As I read this article I was thinking about how it applied within an enterprise context - specifically, how the last few years of "Enterprise 2.0"-related solutions has created more visible and transparent publics. By "publics" I mean spaces that are broadly open to participation and contribution by people who may not know each other but have some common understanding and shared identity (refer to danah boyd, and her writings on "networked publics"). In this case, employee's have a common understanding and shared identity at some level - and with E2.0-type environments, we are enabling interaction on a more broad scale - thus, the concept of an "Enterprise Public". The rise of "publics" within the enterprise - and since there is not "one public" but many (giving rise to "networked enterprise publics" (again, crediting the thinking of danah boyd here) - is an intriguing phenomenon and often is the source of friction with traditional organizational structures and policies that prefer to limit participation and contributions to a more narrow group of people (based on process, role, security needs, etc).
Maybe I'll post more on the concept of enterprise publics later - but the other question the article raised in mind was the issue of media and information literacties (in this case, writing - but more broadly, a range of competencies and cultural etiquette's we need to think about more strategically.
Within the enterprise, people are generally comfortable attaching documents to email and circulating them to larger audiences or saving documents into shared libraries, and even (to a lesser degree) posting questions in discussion forums. However, the idea of pubic posting, without any sense of audience, can become a barrier to the type of social interaction associated with Enterprise 2.0. As I read the article, what came to mind was not so much the point about writing (although I agree with the points since I love to write) - but the issue of media literacies. In my experience, organizations rarely focus on how our interaction models are evolving in conjunction with how media is transforming the ways we communicate, share, connect, and collaborate. How many organizations treat media and information literacies as a strategic workforce capability they need to develop? I imagine the answer is: very few.
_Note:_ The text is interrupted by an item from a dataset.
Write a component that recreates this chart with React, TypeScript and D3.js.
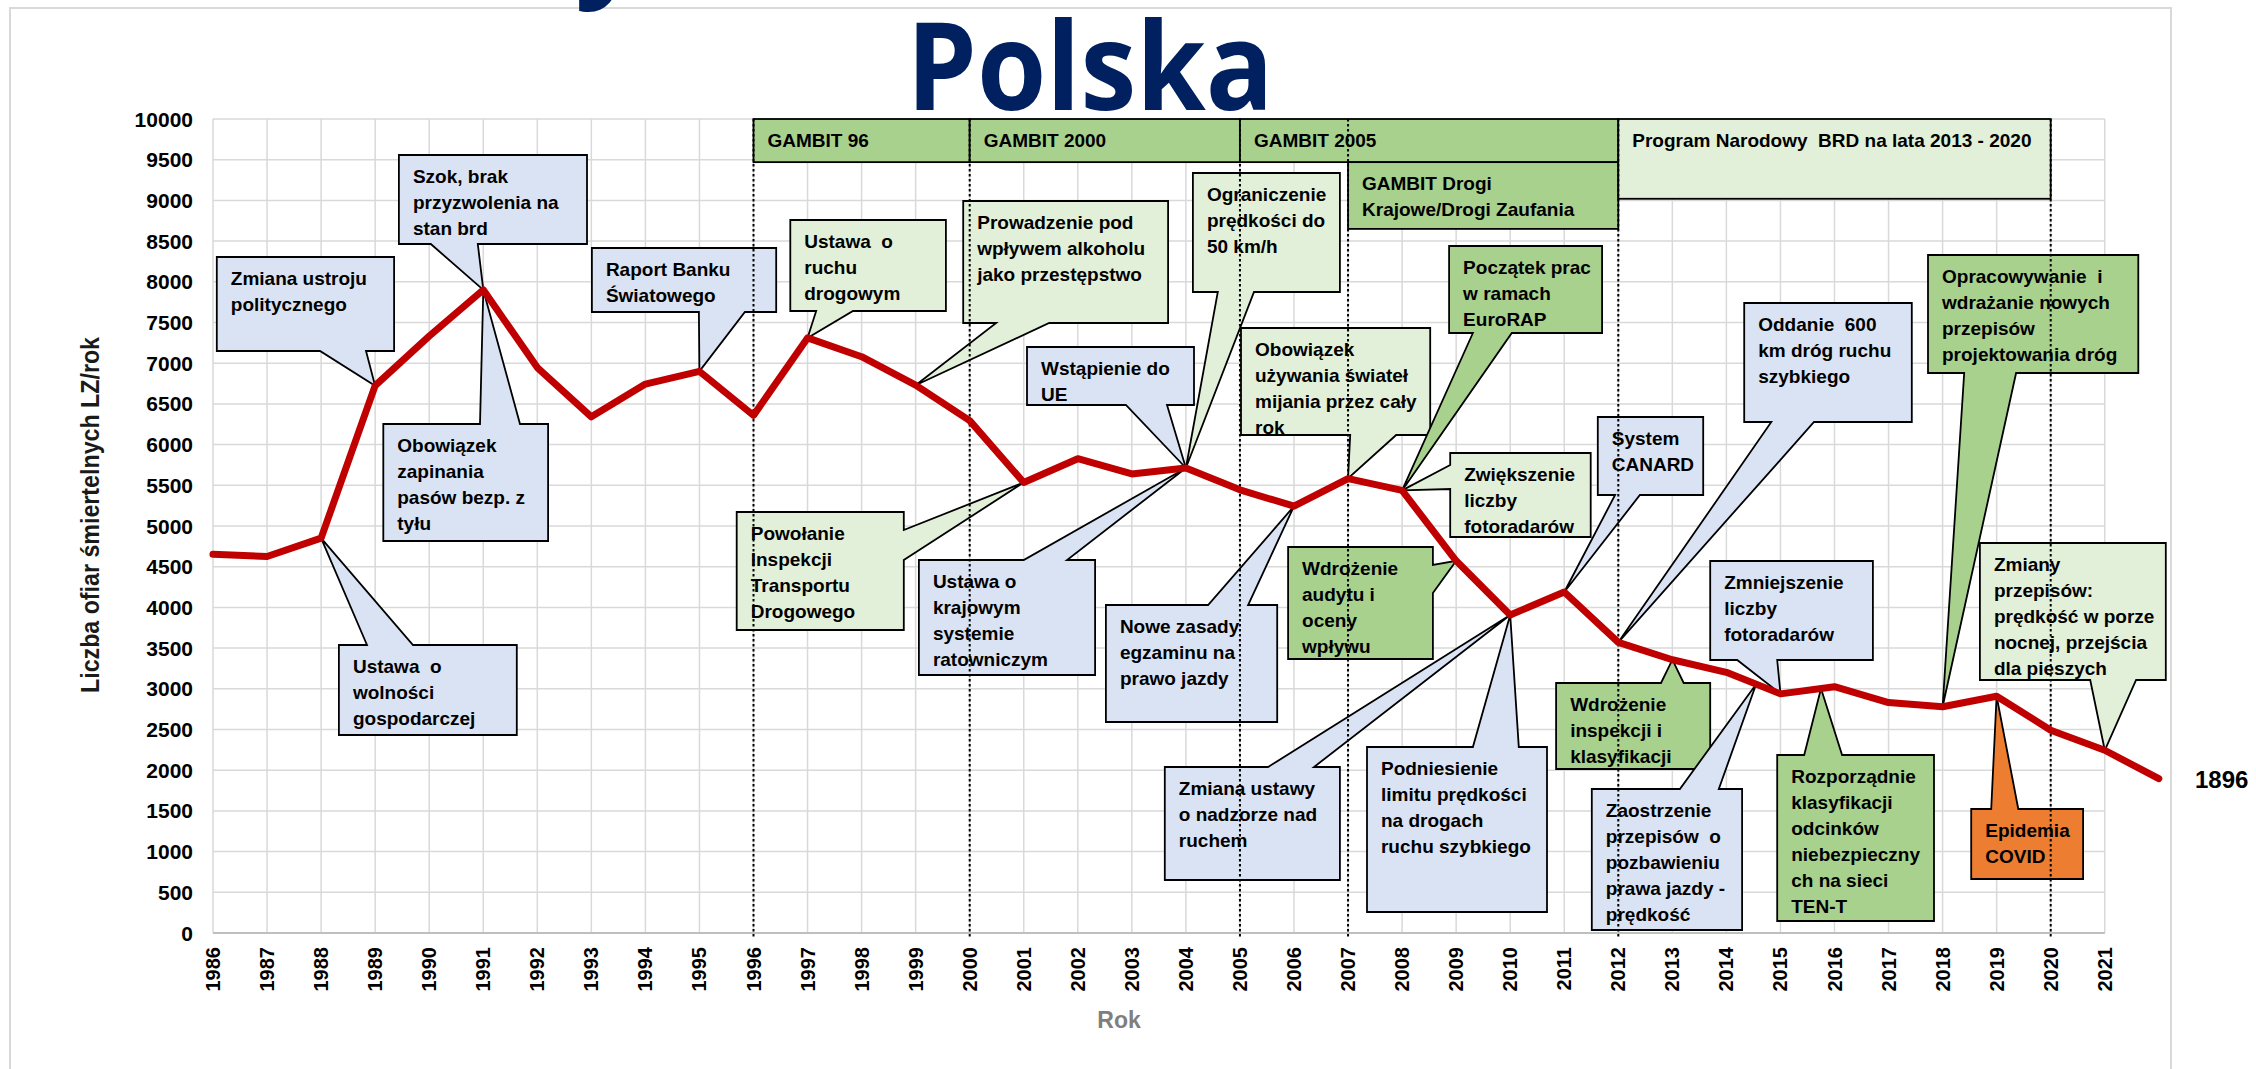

What Vygotsky and Wolf observed about writing, we can extend and expand to writing in public. Writing for an audience is a special and important sub-case: it’s writing with feedback and consequences. Doing it yourself changes how you think about it and how you evaluate others’ efforts. The now-unfashionable word “empowerment” describes a part of that change: writing is a way of discovering one’s voice and feeling its strength. But writing in public involves discovering the boundaries and limits of that power, too. We learn all the different ways in which we are not the center of the universe. That kind of discovery has a way of helping us grow up fast.
So when I hear the still-commonplace dismissal of blogging as a trivial pastime or an amateurish hobby, I think, hold on a second. Writing — making texts — changes how we read and think. Every blogger (at least every blogger that wasn’t already a writer) is someone who has learned to read the world differently.